POSTCARD POEMS
I was delighted to receive two postcards from Pastor Peterson, who yielded to family pressure and is vacationing at the seashore. Each had the familiar doggerel with the pastor’s impressions of his last resort.
Seaside
Call it a vacation
By a mountain stream,
Where the lonely quiet
Makes you want to scream?
Take me to the Boardwalk
Where the nights are bright—
Neon-lighted mob scenes,
Noise and appetite,
Pizza, hoagies, pop corn
Roller coaster rides;
Screaming, streaming, pounding
Dissonance that hides
Deep below the shrillness
Thunder from the tides.
Novelty Shop
“Come in and browse”
Says the sun-bleached sign;
The pleasure’s yours
And the profit’s mine.
By day and night
Twenty years and more,
Sam Schwarz keeps watch
On his resort store.
He munches bread
While he rings up sales
And counts out change
Under broken nails.
The frowsy dolls
On his counter-top
Have been pushed back
For a newer crop.
Of plastic guns
With their cartridges—
His goods in trade
For the savages.
He sells sun creams,
And some floppy hats,
And rolls of film,—
Even baseball bats.
But now his store
Has in new wide racks,
The sexy lure
Of the paper-backs.
In the cash belt strapped
Under Sam’s gray shirt,
His seductive wage—
He has hit pay dirt.
EUTYCHUS
NEO-ORTHODOX DILEMMA
Dr. Bell in his inspiring article in the May 23 issue reminds us that neo-orthodoxy sees the Scriptures as relevant “only as the Bible speaks to a man.…”

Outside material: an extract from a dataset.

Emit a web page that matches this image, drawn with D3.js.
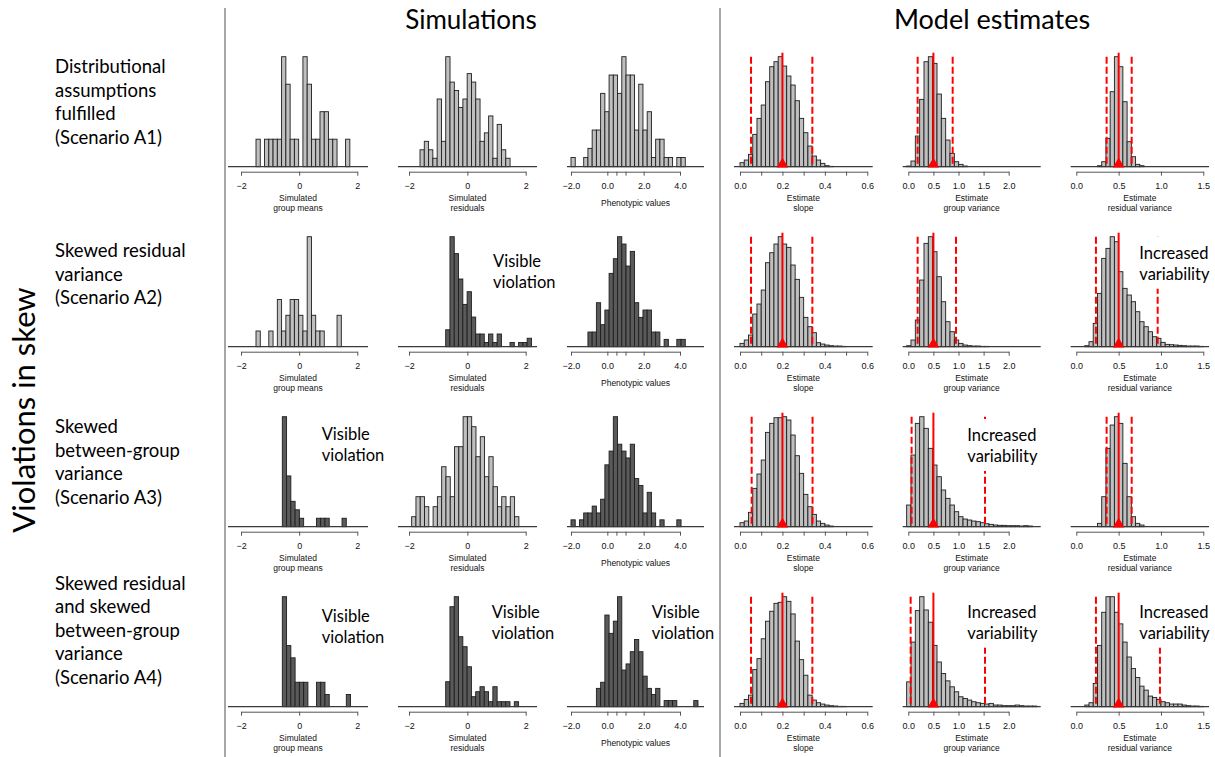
<!DOCTYPE html>
<html>
<head>
<meta charset="utf-8">
<script src="https://cdn.jsdelivr.net/npm/d3@7"></script>
<style>
body { margin: 0; background: #fff; }
svg { display: block; }
.lab { font-family: Lato, "Noto Sans", sans-serif; fill: #000; }
.ax text { font-family: "Liberation Sans", Arial, sans-serif; font-size: 9px; fill: #111; }
.ax path, .ax line { stroke: #555; }
.xt { font-family: "Liberation Sans", Arial, sans-serif; font-size: 8.5px; fill: #111; }
</style>
</head>
<body>
<svg id="chart" width="1215" height="757"></svg>
<script>
// ---------- data ----------
const rowLabels = [
  ["Distributional", "assumptions", "fulfilled", "(Scenario A1)"],
  ["Skewed residual", "variance", "(Scenario A2)"],
  ["Skewed", "between-group", "variance", "(Scenario A3)"],
  ["Skewed residual", "and skewed", "between-group", "variance", "(Scenario A4)"]
];
const blockTitles = ["Simulations", "Model estimates"];
const sideTitle = "Violations in skew";

const axisTitles = [
  ["Simulated", "group means"], ["Simulated", "residuals"], ["Phenotypic values"],
  ["Estimate", "slope"], ["Estimate", "group variance"], ["Estimate", "residual variance"]
];
const tickVals = [
  [-2, 0, 2], [-2, 0, 2], [-2, 0, 0.5, 1, 2, 4],
  [0, 0.1, 0.2, 0.3, 0.4, 0.5, 0.6], [0, 0.5, 1, 1.5, 2], [0, 0.5, 1, 1.5]
];
const tickText = [
  ["\u22122", "0", "2"], ["\u22122", "0", "2"], ["\u22122.0", "0.0", "", "", "2.0", "4.0"],
  ["0.0", "", "0.2", "", "0.4", "", "0.6"], ["0.0", "0.5", "1.0", "1.5", "2.0"], ["0.0", "0.5", "1.0", "1.5"]
];
const binWidth = [0.1467, 0.147, 0.233, 0.02, 0.0864, 0.05];

// simulated group means (counts), one array per scenario
const groupMeanCounts = [
  [1,0,1,1,1,1,4,3,1,1,0,4,3,1,1,2,2,1,1,0,0,1],
  [1,0,0,1,0,3,1,2,3,3,2,1,7,2,1,1,0,0,0,2],
  [13,6,3,2,1,0,0,0,1,1,1,0,0,0,1],
  [9,5,4,2,2,2,0,0,2,2,1,0,0,0,0,1]
];
const groupMeanStart = [-1.484, -1.484, -0.579, -0.579];

// simulated residuals
const residualCounts = [
  [2,3,2,1,8,3,13,10,9,7,8,11,10,8,3,4,6,1,5,2,1],
  [4,26,22,16,10,13,7,3,3,1,3,1,3,0,0,1,0,1,1,2],
  [1,3,3,2,0,2,3,6,5,3,8,8,11,11,10,7,9,5,7,4,2,3,2,3,1],
  [5,20,22,14,12,8,2,3,4,3,1,4,1,1,1,0,1]
];
const residualStart = [-1.623, -0.743, -1.909, -0.743];

// phenotypic values
const phenoCounts = [
  [1,0,0,1,2,4,4,8,6,10,10,8,12,10,10,4,9,4,6,1,3,3,1,1,0,1,1],
  [0,0,0,0,2,2,6,3,5,10,12,15,14,11,13,6,4,5,5,2,2,0,1,0,0,1,1],
  [1,0,1,2,2,3,2,4,9,11,16,12,11,10,12,7,6,2,5,2,0,1,0,0,0,1],
  [0,0,0,0,0,0,3,4,15,12,14,18,6,7,9,11,9,5,3,2,3,0,1,1,1,0,0,0,0,1]
];
const phenoStart = [-2, -2, -2, -2];

// model estimates (relative frequencies)
const slopeFreq = [
  [12,20,37,97,145,185,255,300,315,330,302,272,245,198,145,102,62,32,20,10,3,1],
  [10,20,35,98,128,170,252,282,308,330,308,298,245,202,148,88,60,42,12,8,5,3,2,2,1],
  [12,17,43,115,158,200,283,310,327,327,330,320,275,213,160,97,60,37,17,10,5,2],
  [10,22,35,112,145,205,258,288,312,315,332,318,280,198,142,95,35,20,12,8,5,3,2,1,1]
];
const groupVarFreq = [
  [2,17,92,202,315,330,310,218,145,80,40,15,7,2],
  [3,20,80,200,310,330,285,210,135,75,45,20,10,5,3,2,2,1,1],
  [65,215,310,330,295,235,185,150,110,85,65,45,30,23,20,17,15,12,9,7,5,4,4,3,3,3,2,3,2],
  [75,195,290,332,292,255,185,135,100,78,60,45,30,25,20,15,12,10,8,10,5,5,3,3,3,5,3,2,2,2]
];
const residVarFreq = [
  [0,0,0,0,0,3,15,85,225,330,300,195,75,30,7,3],
  [0,0,3,15,70,160,265,295,330,315,225,175,155,135,105,75,60,45,30,25,13,7,6,5,4,3,2,2,2,1],
  [0,0,0,0,0,10,90,235,305,330,310,190,90,30,10,5],
  [0,0,5,12,70,185,285,332,332,285,250,195,150,115,88,62,50,32,28,22,15,12,8,8,8,5,3,2,2,1]
];
const slopeStart = 0, groupVarStart = -0.033, residVarStart = 0;

const trueValues = [0.2, 0.5, 0.5];
const slopeCI = [[0.052, 0.341], [0.052, 0.341], [0.055, 0.342], [0.052, 0.341]];
const groupVarCI = [[0.186, 0.884], [0.186, 0.95], [0.066, 1.528], [0.047, 1.528]];
const residVarCI = [[0.358, 0.654], [0.232, 0.961], [0.358, 0.654], [0.232, 0.988]];

// which simulated panels show a visible violation (dark bars)
const violated = [
  [false, false, false],
  [false, true, true],
  [true, false, true],
  [true, true, true]
];
const notes = [
  { row: 1, col: 1, text: ["Visible", "violation"] },
  { row: 2, col: 0, text: ["Visible", "violation"] },
  { row: 3, col: 0, text: ["Visible", "violation"] },
  { row: 3, col: 1, text: ["Visible", "violation"] },
  { row: 3, col: 2, text: ["Visible", "violation"] },
  { row: 1, col: 5, text: ["Increased", "variability"] },
  { row: 2, col: 4, text: ["Increased", "variability"] },
  { row: 3, col: 4, text: ["Increased", "variability"] },
  { row: 3, col: 5, text: ["Increased", "variability"] }
];

// ---------- layout ----------
const cols = [
  { dom: [-2, 2],   x0: 241,   x1: 357.3,  left: 228,    right: 368 },
  { dom: [-2, 2],   x0: 409,   x1: 525.7,  left: 398,    right: 537 },
  { dom: [-2, 4],   x0: 571,   x1: 680,    left: 567,    right: 704 },
  { dom: [0, 0.6],  x0: 740,   x1: 867.3,  left: 734,    right: 872.7 },
  { dom: [0, 2],    x0: 908.3, x1: 1008.7, left: 902.7,  right: 1040.7 },
  { dom: [0, 1.5],  x0: 1076.3,x1: 1203.3, left: 1070.7, right: 1209 }
];
const rowBase = r => 166.7 + 180 * r;
const barMax = 110;
const labelTop = [66.7, 250.7, 426.7, 583.3];
const noteXY = {
  "1-1": [493, 260.5], "2-0": [321.7, 434.3], "3-0": [321.7, 616], "3-1": [491.7, 612.3],
  "3-2": [651.7, 611.7], "1-5": [1139.3, 252.7], "2-4": [967.3, 435], "3-4": [967.3, 611.7],
  "3-5": [1139.3, 611.7]
};
const LIGHT = "#bfbfbf", DARK = "#5a5a5a", RED = "#ff0000";

const svg = d3.select("#chart");

// separators
[225, 720].forEach(x => svg.append("line")
  .attr("x1", x).attr("x2", x).attr("y1", 8).attr("y2", 757)
  .attr("stroke", "#8a8a8a").attr("stroke-width", 1.5));

// titles
svg.append("text").attr("class", "lab").attr("x", 471).attr("y", 29)
  .attr("text-anchor", "middle").attr("font-size", 26).text(blockTitles[0]);
svg.append("text").attr("class", "lab").attr("x", 992).attr("y", 29)
  .attr("text-anchor", "middle").attr("font-size", 27).text(blockTitles[1]);
svg.append("text").attr("class", "lab").attr("transform", "translate(35,410) rotate(-90)")
  .attr("text-anchor", "middle").attr("font-size", 31).text(sideTitle);

// row labels
rowLabels.forEach((lines, r) => {
  const t = svg.append("text").attr("class", "lab").attr("font-size", 18.5);
  lines.forEach((s, i) => t.append("tspan").attr("x", 55)
    .attr("y", labelTop[r] + 6.6 + i * 23.5).text(s));
});

function panel(r, c, counts, start, fill) {
  const col = cols[c];
  const base = rowBase(r);
  const x = d3.scaleLinear().domain(col.dom).range([col.x0, col.x1]);
  const y = d3.scaleLinear().domain([0, d3.max(counts)]).range([base, base - barMax]);
  const g = svg.append("g");
  const w = binWidth[c];
  const bins = counts.map((n, i) => ({ n, a: start + i * w, b: start + (i + 1) * w }))
    .filter(d => d.n > 0);
  g.selectAll("rect").data(bins).join("rect")
    .attr("x", d => x(d.a)).attr("width", d => x(d.b) - x(d.a))
    .attr("y", d => y(d.n)).attr("height", d => base - y(d.n))
    .attr("fill", fill).attr("stroke", "#1e1e1e").attr("stroke-width", 0.9);
  g.append("line").attr("x1", col.left).attr("x2", col.right)
    .attr("y1", base).attr("y2", base).attr("stroke", "#3a3a3a").attr("stroke-width", 1.2);
  const axis = d3.axisBottom(x).tickValues(tickVals[c])
    .tickFormat((d, i) => tickText[c][i]).tickSize(4).tickSizeOuter(0).tickPadding(7);
  g.append("g").attr("class", "ax").attr("transform", `translate(0,${base + 5})`).call(axis);
  const lines = axisTitles[c];
  const cx = (col.left + col.right) / 2;
  lines.forEach((s, i) => g.append("text").attr("class", "xt").attr("text-anchor", "middle")
    .attr("x", cx).attr("y", base + (lines.length === 1 ? 39 : 34 + i * 10)).text(s));
  return { g, x, base };
}

function estimates(r, c, freq, start, ci, truth) {
  const p = panel(r, c, freq, start, LIGHT);
  ci.forEach(v => p.g.append("line").attr("x1", p.x(v)).attr("x2", p.x(v))
    .attr("y1", p.base - barMax).attr("y2", p.base)
    .attr("stroke", RED).attr("stroke-width", 2).attr("stroke-dasharray", "7,3"));
  p.g.append("line").attr("x1", p.x(truth)).attr("x2", p.x(truth))
    .attr("y1", p.base - 114).attr("y2", p.base).attr("stroke", RED).attr("stroke-width", 2);
  p.g.append("path").attr("d", d3.symbol().type(d3.symbolTriangle).size(58)())
    .attr("transform", `translate(${p.x(truth)},${p.base - 2.6})`).attr("fill", RED);
}

for (let r = 0; r < 4; r++) {
  panel(r, 0, groupMeanCounts[r], groupMeanStart[r], violated[r][0] ? DARK : LIGHT);
  panel(r, 1, residualCounts[r], residualStart[r], violated[r][1] ? DARK : LIGHT);
  panel(r, 2, phenoCounts[r], phenoStart[r], violated[r][2] ? DARK : LIGHT);
  estimates(r, 3, slopeFreq[r], slopeStart, slopeCI[r], trueValues[0]);
  estimates(r, 4, groupVarFreq[r], groupVarStart, groupVarCI[r], trueValues[1]);
  estimates(r, 5, residVarFreq[r], residVarStart, residVarCI[r], trueValues[2]);
}

// annotations on white boxes
notes.forEach(n => {
  const [nx, ny] = noteXY[n.row + "-" + n.col];
  const g = svg.append("g");
  const box = g.append("rect").attr("fill", "#fff");
  const t = g.append("text").attr("class", "lab").attr("font-size", 16.5);
  n.text.forEach((s, i) => t.append("tspan").attr("x", nx).attr("y", ny + 6 + i * 21).text(s));
  const bb = t.node().getBBox();
  box.attr("x", bb.x - 2).attr("width", bb.width + 4)
    .attr("y", ny - 16).attr("height", 21 + 31);
});
</script>
</body>
</html>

It is a fairly well-known fact that neo-orthodoxy is a reaction against both liberal and conservative theology. The tension, as the neo-orthodox sees it, arises on the one hand out of the fact that the liberal does not see the Bible as the Word of God at all because of his overemphasized intellectualism; and the conservative is accused of “bibliolatry” because he accepts all the Scripture as the Word of God. It is precisely at this point, however, that the neo-orthodox have no leg on which to stand, especially if they take their own maxims seriously. Granted that the validity of the Bible must be viewed subjectively (i.e., as it speaks to man), the liberal can argue back “I reject the Bible completely because none of it speaks to me”; and the conservative can argue “I accept all of the Bible because all of it speaks to me.” Therefore, it will readily be seen that neo-orthodoxy must either give up its basic principles, or cease to be critical.
JOHN C. SCOTT
Waldo Congregational Church
Brockton, Mass.
MORALITY THEN AND NOW
I recently visited three United Presbyterian churches in the Southwest. In the three adult Bible classes that we attended Scripture was never read, nor was it anymore than remotely referred to except in two discussion groups.… All three churches were using the same literature which constituted a series of lessons on modern behavior problems. The effort on the part of the literature was to illustrate that since the New Testament had been written in another time and under different conditions from ours, we would more or less have to adjust its views to suit present day conditions. I, of course, could not help but ask what problem of morality existed then that does not exist today, or vice-versa. There were a few weak attempts at reply but nothing of a concrete nature. The fact is that as I study the New Testament I become increasingly apprehensive as to the close parallel of thought, attitude and action on the part of our present day generation and the thought, attitude and action of those in Israel at the time of Christ.
H. M. WEIS
Pensacola, Fla.
ENGLISH SMITH
This reader was doubly delighted with your extended quotation from Professor A. E. Wilder Smith (June 20 issue).
Professor Smith is an Englishman and not a Norwegian. Not only is this man a gifted researcher and lecturer in the sciences, but he is also one who has preached the Gospel in three languages—English, French and German—and who has been most active in the ministry of the German Studentenmission.
JAMES S. KIEFER
General Director
International Child Evangelism Fellowship
Grand Rapids, Mich.
UNIVERSITY ABROAD
Having worked in New York as a missionary among the Spanish-speaking people for three years, I would hope the university could be as heavily endowed as possible in order that the tuition would not be too high, and along that same line, that a strong program of evening studies be included.… In all of Spanish America there are scarcely any Christian colleges, let alone universities? Given the overwhelming importance of a Christ-centered liberal education, this is something of such strategic necessity that it seems we must have it soon. Along with CHRISTIANITY TODAY’S backing of a large Christian university in the U. S., how about backing at least one branch in Latin America? While we’re thinking and praying big, why not think really big?